À l’été 2023, Jacques Delmas, docteur des conquête et alors responsable du jeu d’avants à Aix, voit débarquer ce grand espoir, avec ses dix-huit feuilles de match dans l’élite au compteur et quelques trophées en vitrine. « Ça se voyait qu’il venait du Stade toulousain : il adorait jouer au ballon mais il fallait qu’il travaille plus la mêlée », décrit le technicien. Ce choc de générations et de styles aboutit à une drôle d’union : « J’ai découvert un gars attachant et à l’écoute. C’est un amour, le prototype du mec que tu as envie d’entraîner. On avait une relation qui allait au-delà du joueur et du coach. C’était une histoire de confiance. » Que Paul Mallez a su accorder, qu’il a su rendre : « Il a étudié les points où il devait faire des efforts, sur la technique de la mêlée, et il s’est exécuté. Il a beaucoup progressé au fil des deux années. Ce n’est pas qu’il n’avait pas envie avant mais ce passage lui a permis de gagner en maturité, en vécu, en solidité. Je vous rassure, on ne l’a pas révolutionné. Il avait ces qualités-là en lui. » Une poignée de bons conseils et quarante-cinq rencontres plus tard, le Bourguignon s’est affirmé comme un des meilleurs spécialistes du poste en Pro D2. Pour le plus grand plaisir de Virgile Lacombe : « On l’a suivi de près, on lui envoyait des programmes, on allait le voir… Et on a pu constater que le prêt avait été très bénéfique. Il s’est rendu plus autonome et a gagné en expérience. Il a conscience de l’importance que ce passage a eu pour lui-même s’il a toujours eu cette interrogation : et si je reviens, est-ce que j’aurai ma place ? Mais c’est la loi du sport de haut niveau et ce sera à lui de montrer qu’il mérite de jouer régulièrement. »
Paul Mallez sous les couleurs de Provence Rugby, la saison dernière.
Icon Sport
Son retour dans la Ville rose, à l’été 2025, était prévu de longue date. Beaucoup plus que sa première apparition en équipe de France : « Je ne m’attendais pas à ce que son nom sorte, reconnaît Jacques Delmas. J’imagine que la relation avec William devait être importante, qu’il devait être suivi. Quoi qu’il en soit, il ne venait pas de nulle part. » Pour Virgile Lacombe, l’effet de surprise s’est produit dans un deuxième temps : « Sa convocation est venue récompenser sa bonne saison. Ce qui m’a le plus étonné, c’est qu’il ait été pris comme pilier gauche alors qu’il y a très peu joué en Pro D2 (une seule titularisation cette saison, N.D.L.R.). Avec nous, il avait même été talonneur, alors on sait qu’il sait s’adapter.

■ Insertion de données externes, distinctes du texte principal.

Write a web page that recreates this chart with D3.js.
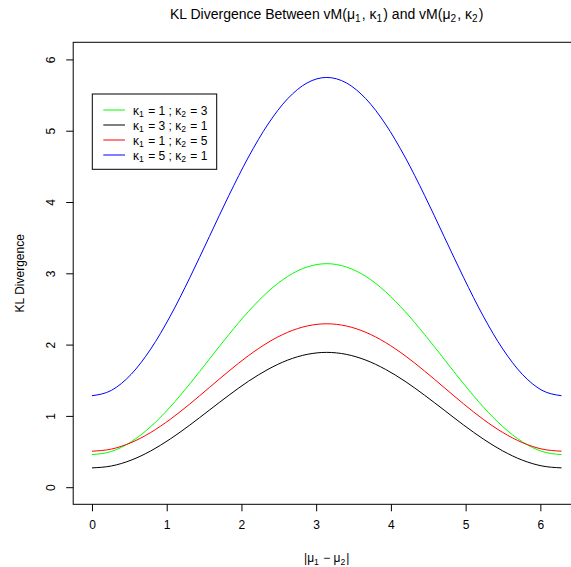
<!DOCTYPE html>
<html>
<head>
<meta charset="utf-8">
<script src="https://cdn.jsdelivr.net/npm/d3@7"></script>
<style>
  body { margin: 0; background: #fff; }
  svg { font-family: "Liberation Sans", Arial, Helvetica, sans-serif; }
  .axis path { display: none; }
  .axis line { stroke: #000; }
  .axis text { fill: #000; font-size: 12px; }
</style>
</head>
<body>
<div id="chart"></div>
<script>
// angle difference |mu1 - mu2|, radians
const deltaMu = [0, 0.2618, 0.5236, 0.7854, 1.0472, 1.3090, 1.5708, 1.8326, 2.0944, 2.3562, 2.6180, 2.8798, 3.1416,
  3.4034, 3.6652, 3.9270, 4.1888, 4.4506, 4.7124, 4.9742, 5.2360, 5.4978, 5.7596, 6.0214, 6.2832];

const klGreen = [0.457, 0.502, 0.636, 0.849, 1.126, 1.449, 1.796, 2.142, 2.465, 2.743, 2.956, 3.089, 3.135,
  3.089, 2.956, 2.743, 2.465, 2.142, 1.796, 1.449, 1.126, 0.849, 0.636, 0.502, 0.457];
const klBlack = [0.271, 0.298, 0.379, 0.508, 0.676, 0.871, 1.081, 1.290, 1.486, 1.653, 1.782, 1.863, 1.891,
  1.863, 1.782, 1.653, 1.486, 1.290, 1.081, 0.871, 0.676, 0.508, 0.379, 0.298, 0.271];
const klRed = [0.505, 0.535, 0.625, 0.767, 0.952, 1.167, 1.398, 1.629, 1.845, 2.030, 2.172, 2.261, 2.292,
  2.261, 2.172, 2.030, 1.845, 1.629, 1.398, 1.167, 0.952, 0.767, 0.625, 0.535, 0.505];
const klBlue = [1.283, 1.359, 1.582, 1.937, 2.399, 2.938, 3.515, 4.093, 4.631, 5.093, 5.448, 5.671, 5.747,
  5.671, 5.448, 5.093, 4.631, 4.093, 3.515, 2.938, 2.399, 1.937, 1.582, 1.359, 1.283];

const legendK1 = [1, 3, 1, 5];
const legendK2 = [3, 1, 5, 1];
const seriesColors = ['#00ff00', '#000000', '#ff0000', '#0000ff'];

const xTicks = [0, 1, 2, 3, 4, 5, 6];
const yTicks = [0, 1, 2, 3, 4, 5, 6];

const width = 571;
const height = 567;
const box = { left: 73.2, right: 580.3, top: 42.3, bottom: 504.3 };

const svg = d3
  .select('#chart')
  .append('svg')
  .attr('width', width)
  .attr('height', height);

// R style 4% padding around xlim c(0, 2*pi) and ylim c(0, 6)
const x = d3.scaleLinear().domain([-0.2513, 6.5345]).range([box.left, box.right]);
const y = d3.scaleLinear().domain([-0.24, 6.24]).range([box.bottom, box.top]);

// small helper for text with subscripts
function richText(sel, parts, size) {
  parts.forEach(p => {
    if (p.sub) {
      sel.append('tspan').attr('font-size', size * 0.72).attr('dy', size * 0.22).text(p.t);
      sel.append('tspan').attr('dy', -size * 0.22).text('\u200a');
    } else {
      sel.append('tspan').text(p.t);
    }
  });
}

const series = [klGreen, klBlack, klRed, klBlue];

const line = d3
  .line()
  .x((d, i) => x(deltaMu[i]))
  .y(d => y(d))
  .curve(d3.curveMonotoneX);

svg
  .append('g')
  .selectAll('path.kl')
  .data(series)
  .join('path')
  .attr('class', 'kl')
  .attr('fill', 'none')
  .attr('stroke', (d, i) => seriesColors[i])
  .attr('stroke-width', 1)
  .attr('d', d => line(d));

// plot box
svg
  .append('rect')
  .attr('x', box.left)
  .attr('y', box.top)
  .attr('width', box.right - box.left)
  .attr('height', box.bottom - box.top)
  .attr('fill', 'none')
  .attr('stroke', '#000')
  .attr('stroke-width', 1);

// x axis
svg
  .append('g')
  .attr('class', 'x axis')
  .attr('transform', `translate(0,${box.bottom})`)
  .call(d3.axisBottom(x).tickValues(xTicks).tickSize(7).tickPadding(9).tickFormat(d3.format('d')));

// y axis, labels turned like R's las = 0
svg
  .append('g')
  .attr('class', 'y axis')
  .attr('transform', `translate(${box.left},0)`)
  .call(d3.axisLeft(y).tickValues(yTicks).tickSize(7).tickFormat(d3.format('d')))
  .call(g =>
    g
      .selectAll('.tick text')
      .attr('x', null)
      .attr('dy', null)
      .attr('text-anchor', 'middle')
      .attr('transform', 'translate(-18,0) rotate(-90)')
  );

// title
const title = svg
  .append('text')
  .attr('x', (box.left + box.right) / 2)
  .attr('y', 19)
  .attr('text-anchor', 'middle')
  .attr('font-size', 14);
richText(title, [
  { t: 'KL Divergence Between vM(\u03bc' }, { t: '1', sub: true }, { t: ', \u03ba' }, { t: '1', sub: true },
  { t: ') and vM(\u03bc' }, { t: '2', sub: true }, { t: ', \u03ba' }, { t: '2', sub: true }, { t: ')' },
], 14);

// axis titles
const xLabel = svg
  .append('text')
  .attr('x', (box.left + box.right) / 2)
  .attr('y', 562)
  .attr('text-anchor', 'middle')
  .attr('font-size', 12);
richText(xLabel, [{ t: '|\u03bc' }, { t: '1', sub: true }, { t: ' \u2212 \u03bc' }, { t: '2', sub: true }, { t: '|' }], 12);

svg
  .append('text')
  .attr('transform', `translate(24,${(box.top + box.bottom) / 2}) rotate(-90)`)
  .attr('text-anchor', 'middle')
  .attr('font-size', 12)
  .text('KL Divergence');

// legend
const legend = svg.append('g').attr('class', 'legend');
legend
  .append('rect')
  .attr('x', 92.3)
  .attr('y', 94)
  .attr('width', 124.4)
  .attr('height', 75.3)
  .attr('fill', '#fff')
  .attr('stroke', '#000');

legendK1.forEach((k1, i) => {
  const ly = 110 + i * 15;
  legend
    .append('line')
    .attr('x1', 103.3)
    .attr('x2', 125)
    .attr('y1', ly)
    .attr('y2', ly)
    .attr('stroke', seriesColors[i]);
  const t = legend
    .append('text')
    .attr('x', 133)
    .attr('y', ly + 4.5)
    .attr('font-size', 12);
  richText(t, [
    { t: '\u03ba' }, { t: '1', sub: true }, { t: ` = ${k1} ; \u03ba` }, { t: '2', sub: true }, { t: ` = ${legendK2[i]}` },
  ], 12);
});
</script>
</body>
</html>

Mais de là à être aligné à gauche au niveau international… Au-delà des phases de conquête, il a bien tiré son épingle du jeu. » Jacques Delmas, qui en a vu passer des centaines à son poste, parle en connaissance de cause : « L’histoire est sympa, déjà : le jeune qui est passé par le Pro D2 et qui revient dans son club formateur bardé de trois sélections, retrace le technicien aux trois Brennus. Mais c’est loin d’être fini. Il a encore du travail à accomplir mais il peut encore atteindre le niveau supérieur. » Le contraire serait surprenant de sa part.
« On le compte en tant que pilier droit »
« Son avenir international est à gauche, clairement » : le 3 juillet, Fabien Galthié a clairement pris position sur le cas de Paul Mallez. En Nouvelle-Zélande, l’habituel droitier n’a d’ailleurs été aligné qu’à gauche de la première ligne. Du côté de Toulouse, le plan est tout autre : « Ce sera à lui de décider de la suite mais dans notre effectif, on le compte en tant que pilier droit avec une polyvalence à gauche, évoque Virgile Lacombe. Il travaillera principalement à droite en continuant de s’entraîner à gauche. On a eu tellement de blessures sur ces postes depuis deux ans. On sait que ça peut rendre service. » Pour Paul Mallez, qui compte à ce jour vingt-quatre matchs de Top 14 mais seulement deux titularisations, cet exercice 2025-2026 fera office de révélateur, au-delà de son positionnement : « Je pense que Paul a les capacités pour montrer qu’il a sa place. Sa présence va créer un peu plus d’émulation et c’est une très bonne chose après deux années où on a manqué de piliers droits disponibles. » Avec Aldegheri, Merkler et Colombe, le staff aura des candidats en nombre et des profils aussi divers que variés.
Né le 24 janvier 2001 à Chalon-sur-Saône
Taille : 1,80 m ; poids : 120 kg
Parcours : RC Pont-à-Mousson (2008-2018), ABCD XV (2018 – 2019), Stade toulousain (2019 – 2023), Provence Rugby (2023 – 2025), Stade toulousain (2025-)
Première sélection : face à la Nouvelle-Zélande, à Dunedin, le 5 juillet 2025
Nombre de sélections : 3
Palmarès : champion de France Crabos à 7 (2018), champion de France espoirs (2021), champion de France (2021, 2023, 2024), vainqueur du Festival des Six Nations (2019), champion du monde U20 (2019).